WHAT YOU WILL DO
Leave out the pictures and reproduce all of the data exactly.

PROVIDED MATERIAL
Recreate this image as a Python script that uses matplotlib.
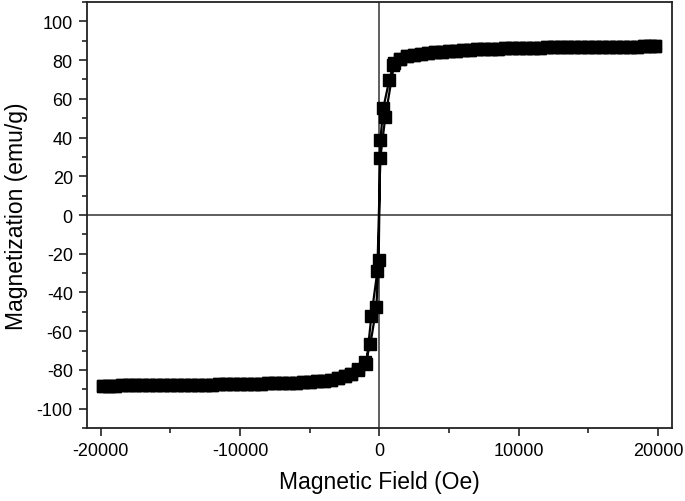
import numpy as np
import matplotlib
matplotlib.use("Agg")
import matplotlib.pyplot as plt
from matplotlib.ticker import MultipleLocator

plt.rcParams['font.family'] = ['Liberation Sans', 'DejaVu Sans']
plt.rcParams['axes.unicode_minus'] = False

### data
# positive saturation part, field in Oe (20000 -> 2000)
H_pos_sat = [19800, 19400, 19000, 18500, 18000, 17500, 17000, 16500, 16000,
             15500, 15000, 14500, 14000, 13500, 13000, 12500, 12000, 11500,
             11000, 10500, 10000, 9500, 9000, 8500, 8000, 7500, 7000, 6500,
             6000, 5500, 5000, 4500, 4000, 3500, 3000, 2500, 2000]
M_pos_sat = [87.1, 87.1, 87.1, 87.0, 87.0, 87.0, 87.0, 86.9, 86.9,
             86.9, 86.9, 86.8, 86.8, 86.8, 86.7, 86.7, 86.6, 86.5,
             86.4, 86.3, 86.2, 86.1, 86.0, 85.9, 85.8, 85.6, 85.5, 85.3,
             85.1, 84.9, 84.7, 84.4, 84.1, 83.7, 83.3, 82.8, 82.1]

# negative saturation part (-2000 -> -20000)
H_neg_sat = [-2000, -2500, -3000, -3500, -4000, -4500, -5000, -5500, -6000,
             -6500, -7000, -7500, -8000, -8500, -9000, -9500, -10000, -10500,
             -11000, -11500, -12000, -12500, -13000, -13500, -14000, -14500,
             -15000, -15500, -16000, -16500, -17000, -17500, -18000, -18500,
             -19000, -19400, -19800]
M_neg_sat = [-82.0, -83.3, -84.3, -85.0, -85.5, -85.9, -86.2, -86.4, -86.6,
             -86.7, -86.8, -86.9, -87.0, -87.1, -87.2, -87.3, -87.3, -87.4,
             -87.5, -87.5, -87.6, -87.6, -87.7, -87.7, -87.8, -87.8,
             -87.8, -87.9, -87.9, -87.9, -88.0, -88.0, -88.0, -88.0,
             -88.1, -88.1, -88.1]

# switching region, descending branch (+ -> -)
H_down_mid = [1500, 1000, 717, 287, 72, -50, -215, -645, -1000, -1500]
M_down_mid = [80.6, 77.5, 69.8, 55.4, 38.9, -23.3, -47.7, -66.8, -76.0, -79.5]

# switching region, ascending branch (- -> +)
H_up_mid = [-1500, -932, -573, -143, 72, 430, 1075, 1500]
M_up_mid = [-80.0, -77.0, -52.2, -29.0, 29.6, 50.8, 78.6, 80.6]


H_down = H_pos_sat + H_down_mid + H_neg_sat
M_down = M_pos_sat + M_down_mid + M_neg_sat
H_up = H_neg_sat[::-1] + H_up_mid + H_pos_sat[::-1]
M_up = M_neg_sat[::-1] + M_up_mid + M_pos_sat[::-1]

H = H_down + H_up
M = M_down + M_up

fig = plt.figure(figsize=(6.85, 5.02), dpi=100)
ax = fig.add_axes([0.1266, 0.1454, 0.8544, 0.8486])

ax.axhline(0, color='#333333', lw=1.1, zorder=1)
ax.axvline(0, color='#333333', lw=1.1, zorder=1)

ax.plot(H, M, color='black', lw=1.6, marker='s', markersize=8,
        markerfacecolor='black', markeredgecolor='black', zorder=3)

ax.set_xlim(-21000, 21000)
ax.set_ylim(-110, 110)

ax.xaxis.set_major_locator(MultipleLocator(10000))
ax.xaxis.set_minor_locator(MultipleLocator(5000))
ax.yaxis.set_major_locator(MultipleLocator(20))
ax.yaxis.set_minor_locator(MultipleLocator(10))

ax.tick_params(which='major', direction='out', length=6, width=1.2,
               labelsize=13, color='#222222', pad=4)
ax.tick_params(which='minor', direction='out', length=3.5, width=1.2,
               color='#222222')

for s in ax.spines.values():
    s.set_linewidth(1.3)
    s.set_color('#222222')

ax.set_xlabel('Magnetic Field (Oe)', fontsize=16.5, labelpad=8)
ax.set_ylabel('Magnetization (emu/g)', fontsize=16.5, labelpad=6)

fig.savefig('out.png', dpi=100)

ANSWER TO THE EXERCISE
Recreate this image as a Python script that uses matplotlib.
import numpy as np
import matplotlib
matplotlib.use("Agg")
import matplotlib.pyplot as plt
from matplotlib.ticker import MultipleLocator

plt.rcParams['font.family'] = ['Liberation Sans', 'DejaVu Sans']
plt.rcParams['axes.unicode_minus'] = False

### data
# positive saturation part, field in Oe (20000 -> 2000)
H_pos_sat = [19800, 19400, 19000, 18500, 18000, 17500, 17000, 16500, 16000,
             15500, 15000, 14500, 14000, 13500, 13000, 12500, 12000, 11500,
             11000, 10500, 10000, 9500, 9000, 8500, 8000, 7500, 7000, 6500,
             6000, 5500, 5000, 4500, 4000, 3500, 3000, 2500, 2000]
M_pos_sat = [87.1, 87.1, 87.1, 87.0, 87.0, 87.0, 87.0, 86.9, 86.9,
             86.9, 86.9, 86.8, 86.8, 86.8, 86.7, 86.7, 86.6, 86.5,
             86.4, 86.3, 86.2, 86.1, 86.0, 85.9, 85.8, 85.6, 85.5, 85.3,
             85.1, 84.9, 84.7, 84.4, 84.1, 83.7, 83.3, 82.8, 82.1]

# negative saturation part (-2000 -> -20000)
H_neg_sat = [-2000, -2500, -3000, -3500, -4000, -4500, -5000, -5500, -6000,
             -6500, -7000, -7500, -8000, -8500, -9000, -9500, -10000, -10500,
             -11000, -11500, -12000, -12500, -13000, -13500, -14000, -14500,
             -15000, -15500, -16000, -16500, -17000, -17500, -18000, -18500,
             -19000, -19400, -19800]
M_neg_sat = [-82.0, -83.3, -84.3, -85.0, -85.5, -85.9, -86.2, -86.4, -86.6,
             -86.7, -86.8, -86.9, -87.0, -87.1, -87.2, -87.3, -87.3, -87.4,
             -87.5, -87.5, -87.6, -87.6, -87.7, -87.7, -87.8, -87.8,
             -87.8, -87.9, -87.9, -87.9, -88.0, -88.0, -88.0, -88.0,
             -88.1, -88.1, -88.1]

# switching region, descending branch (+ -> -)
H_down_mid = [1500, 1000, 717, 287, 72, -50, -215, -645, -1000, -1500]
M_down_mid = [80.6, 77.5, 69.8, 55.4, 38.9, -23.3, -47.7, -66.8, -76.0, -79.5]

# switching region, ascending branch (- -> +)
H_up_mid = [-1500, -932, -573, -143, 72, 430, 1075, 1500]
M_up_mid = [-80.0, -77.0, -52.2, -29.0, 29.6, 50.8, 78.6, 80.6]


H_down = H_pos_sat + H_down_mid + H_neg_sat
M_down = M_pos_sat + M_down_mid + M_neg_sat
H_up = H_neg_sat[::-1] + H_up_mid + H_pos_sat[::-1]
M_up = M_neg_sat[::-1] + M_up_mid + M_pos_sat[::-1]

H = H_down + H_up
M = M_down + M_up

fig = plt.figure(figsize=(6.85, 5.02), dpi=100)
ax = fig.add_axes([0.1266, 0.1454, 0.8544, 0.8486])

ax.axhline(0, color='#333333', lw=1.1, zorder=1)
ax.axvline(0, color='#333333', lw=1.1, zorder=1)

ax.plot(H, M, color='black', lw=1.6, marker='s', markersize=8,
        markerfacecolor='black', markeredgecolor='black', zorder=3)

ax.set_xlim(-21000, 21000)
ax.set_ylim(-110, 110)

ax.xaxis.set_major_locator(MultipleLocator(10000))
ax.xaxis.set_minor_locator(MultipleLocator(5000))
ax.yaxis.set_major_locator(MultipleLocator(20))
ax.yaxis.set_minor_locator(MultipleLocator(10))

ax.tick_params(which='major', direction='out', length=6, width=1.2,
               labelsize=13, color='#222222', pad=4)
ax.tick_params(which='minor', direction='out', length=3.5, width=1.2,
               color='#222222')

for s in ax.spines.values():
    s.set_linewidth(1.3)
    s.set_color('#222222')

ax.set_xlabel('Magnetic Field (Oe)', fontsize=16.5, labelpad=8)
ax.set_ylabel('Magnetization (emu/g)', fontsize=16.5, labelpad=6)

fig.savefig('out.png', dpi=100)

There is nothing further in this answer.